I just started to read Donald Miller's A Million Miles in a Thousand Years a few days ago, and I'm already halfway through it. If I'd really wanted to, I could have finished it by now. I just like to read a little more slowly, almost as if to savor the words, when I really like a book. His words are an easy read, and mostly because he's simply telling a story about telling your story. He's telling his story and figuring out how to live his story. Have I said story enough?
I had to stop and think about my life for a moment when I read these words:
"...the story is what changes the character, not the inciting incident."I'm still processing how I'm living out my story, or God's story, really. Half the time I'm not sure how I'm making the choices I'm making, sometimes aware, sometimes unaware, and I'm probably not seeking the great Writer's vision for the story nearly enough. I can't imagine His frustration with us, His characters, as we go our own ways and take the plot wherever we wish.
"The inciting incident is how you get them to do something," Ben said. "It's the doorway through which they can't return, you know. The story takes care of the rest."
"Robert McKee says humans naturally seek comfort and stability. Without an inciting incident that disrupts their comfort, they won't enter into a story. They have to get fired from their job or be forced to sign up for a marathon. A ring has to be purchased. A home has to be sold. The character has to jump into the story, into the discomfort and the fear, otherwise the story will never happen."
In the past year, however, He wrote into my story an inciting incident that has clearly changed the story for me. Maybe a series of inciting incidents... (I must first clarify that Miller's filmwriting friends define this "inciting incident" as some kind of "explosion" in the character's life.) These incidents in my own life may not have been a major explosion, but they were small enough contributors to the fire--emotional breakdowns, conversations that left me in tears, a feeling of being unfulfilled, ungodly discontentment, and very obviously doors that closed and opened at just the right times. Each of these was its own match that lit the fire of urgency in me to do something.
My life had reached a plateau, in a way. I was ready for a next step, and now looking back, these incidents led me to a choice: to move my entire life, all by myself, to Louisville. So I did it. It was my "doorway through which I couldn't return." I'm so unbelievably thankful I walked through that doorway.
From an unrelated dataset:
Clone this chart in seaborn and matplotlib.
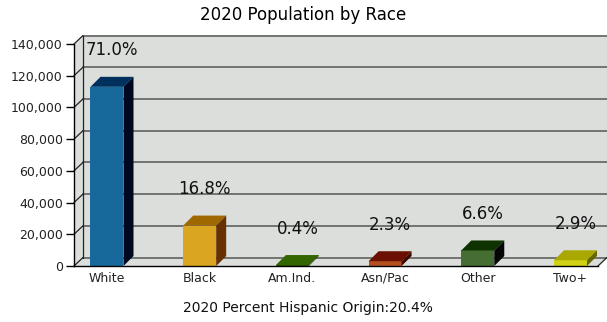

My life, the story, God's story, is taking shape more and more each day. I'm so much more content. Circumstances are no longer stealing my joy. I love life. And while it is never perfect, I'm fulfilled by His promises and a community that is ever-growing me in my walk with Him. Never before had I imagined I'd be where I am...and I'm thankful.
I look forward to living out how this story is written. I hope to be a participatory character rather than one who sits around doing nothing. I've jumped into discomfort, into newness, into fear. And I've found that it's a good place. So I think I'll keep jumping in.